Tuesday, January 12, 2010
The L.A. Pizza Comedy Experience
Brian Monarch, Our Host
"Even if you go to a comedy club where you pay to get in, there's going to be people that bomb there too," says Chris, co-owner of L.A. Pizza, and he's got a point. I've driven over the hill to the Improv and paid good money to see unfunny comedians, but now, thanks to the L.A. Pizza Comedy Experience, every Tuesday night you can see unfunny comedians right in our own neighborhood, and there's no two-drink minimum. The good news is, if you're lucky, you can see funny ones too.
On the night I visited, the headliner was Jonas Garvin, who'd just played the Improv, so it's entirely fair to say that Improv-level comics show up here. The main difference is that no one expects any famous drop-ins to happen here -- Bob Odenkirk is probably not going to make a surprise visit to L.A. Pizza (but if he does, please text me immediately).
That being said, for a low commitment evening -- no cover, no freeway -- you certainly get your money's worth at this show, and see a wide variety of acts -- young and old, male and female, experienced and green, hysterical and depressing. On the Tuesday I went for a visit I saw it all, and there are 8-12 new comics here every week, all pulled together by Brian Monarch, the show's host (who opened the evening with a crank call to Domino's, asking if they could make a kosher pepperoni pizza).
Henrietta: "Take a picture of my ass for your blog!"

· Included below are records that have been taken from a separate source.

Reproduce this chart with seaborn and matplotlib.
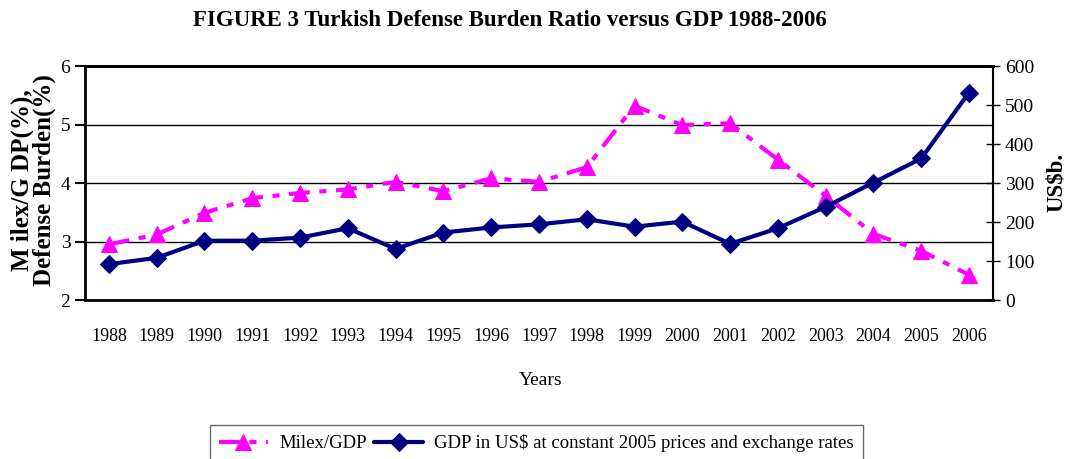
import numpy as np
import pandas as pd
import matplotlib
matplotlib.use("Agg")
import matplotlib.pyplot as plt
import seaborn as sns

sns.set_style("white")
plt.rcParams["font.family"] = ["Liberation Serif", "DejaVu Serif"]
plt.rcParams.update({"text.color": "black", "axes.labelcolor": "black",
                     "xtick.color": "black", "ytick.color": "black"})

# data
years = ["1988", "1989", "1990", "1991", "1992", "1993", "1994", "1995", "1996", "1997",
         "1998", "1999", "2000", "2001", "2002", "2003", "2004", "2005", "2006"]
milex_gdp = [2.95, 3.12, 3.49, 3.74, 3.83, 3.89, 4.02, 3.86, 4.08, 4.02,
             4.27, 5.32, 4.99, 5.02, 4.40, 3.78, 3.13, 2.84, 2.43]
gdp_usd = [92, 108, 152, 152, 160, 184, 131, 173, 186, 194,
           207, 188, 201, 144, 184, 239, 301, 363, 532]

df = pd.DataFrame({"pos": np.arange(len(years)), "year": years,
                   "milex": milex_gdp, "gdp": gdp_usd})

fig = plt.figure(figsize=(10.7, 4.59), dpi=100)
ax = fig.add_axes([0.0794, 0.3464, 0.8486, 0.5098])
ax2 = ax.twinx()

# Milex/GDP on left axis
sns.lineplot(data=df, x="pos", y="milex", ax=ax, color="#FF00FF", linewidth=3,
             linestyle=(0, (5, 2.3, 1.7, 2.3)), marker="^", markersize=11,
             markeredgecolor="#FF00FF", label="Milex/GDP")
# GDP on right axis
sns.lineplot(data=df, x="pos", y="gdp", ax=ax2, color="#000080", linewidth=3,
             marker="D", markersize=9.5, markeredgecolor="#000080",
             label="GDP in US$ at constant 2005 prices and exchange rates")

n = len(years)
ax.set_xlim(-0.5, n - 0.5)
ax.set_ylim(2, 6)
ax2.set_ylim(0, 600)

# category axis: ticks at boundaries, labels at centres
ax.set_xticks(np.arange(-0.5, n, 1))
ax.set_xticklabels([])
ax.set_xticks(df["pos"], minor=True)
ax.set_xticklabels(years, minor=True, fontsize=13)
ax.tick_params(axis="x", which="major", direction="inout", length=16, width=1, color="#555555")
ax.tick_params(axis="x", which="minor", length=0, pad=20)

ax.set_yticks([2, 3, 4, 5, 6])
ax.set_yticklabels(["2", "3", "4", "5", "6"], fontsize=14)
ax.tick_params(axis="y", direction="out", length=7, width=1.5, left=True)
ax2.set_yticks(np.arange(0, 601, 100))
ax2.tick_params(axis="y", direction="inout", length=10, width=1, right=True, labelsize=14)

for y in [3, 4, 5]:
    ax.axhline(y, color="black", linewidth=1, zorder=0)

for a in (ax, ax2):
    for s in a.spines.values():
        s.set_color("black")
        s.set_visible(True)
ax.spines["left"].set_linewidth(2)
ax.spines["top"].set_linewidth(2)
ax.spines["bottom"].set_linewidth(2)
ax2.spines["right"].set_linewidth(1.5)
ax2.spines["top"].set_linewidth(2)

ax.set_xlabel("")
ax.set_ylabel("")
ax2.set_ylabel("")
fig.text(0.031, 0.608, "M ilex/G DP(%),\nDefense Burden(%)", rotation=90, ha="center",
         va="center", fontsize=18, fontweight="bold", linespacing=0.9)
fig.text(0.987, 0.603, "US$b.", rotation=90, ha="center", va="center",
         fontsize=16.5, fontweight="bold")
fig.text(0.505, 0.172, "Years", ha="center", va="center", fontsize=14)
fig.text(0.4766, 0.956, "FIGURE 3 Turkish Defense Burden Ratio versus GDP 1988-2006",
         ha="center", va="center", fontsize=16.5, fontweight="bold")

h1, l1 = ax.get_legend_handles_labels()
h2, l2 = ax2.get_legend_handles_labels()
ax.get_legend().remove()
ax2.get_legend().remove()
leg = fig.legend(h1 + h2, l1 + l2, loc="upper left", bbox_to_anchor=(0.196, 0.074),
                 borderaxespad=0, ncol=2, fontsize=13.5, frameon=True, fancybox=False,
                 edgecolor="#444444", handlelength=2.6, columnspacing=0.4,
                 handletextpad=0.6, borderpad=0.5)
leg.get_frame().set_linewidth(1)

fig.savefig("out.png", dpi=100)
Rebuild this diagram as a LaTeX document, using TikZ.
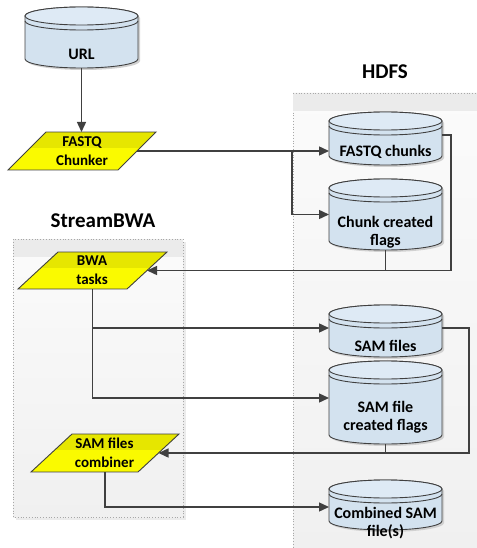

Just don't bring the kids. L.A. Pizza may play host to scores of Little League pizza parties during the afternoon hours, but come 8:00 p.m. on Tuesday, the room is blue. A memorable line from "Cowboy Comic" Risky Betts: "I live in Moorpark, and the running joke over there is that 'Moorpark' spelled backwards is 'Kraproom.' And Reseda spelled backwards is shithole." And one from my favorite comic of the evening, Henrietta: "I jumped up on the pole at Crazy Girls, and I was so hot three guys took me home. I cracked a hip and they were paramedics, but for me that's a threesome!" My other favorite line from Henrietta's set: "I drive a Geo Metro -- it's so cheap that if you're in an accident, you have to blow the airbags up yourself."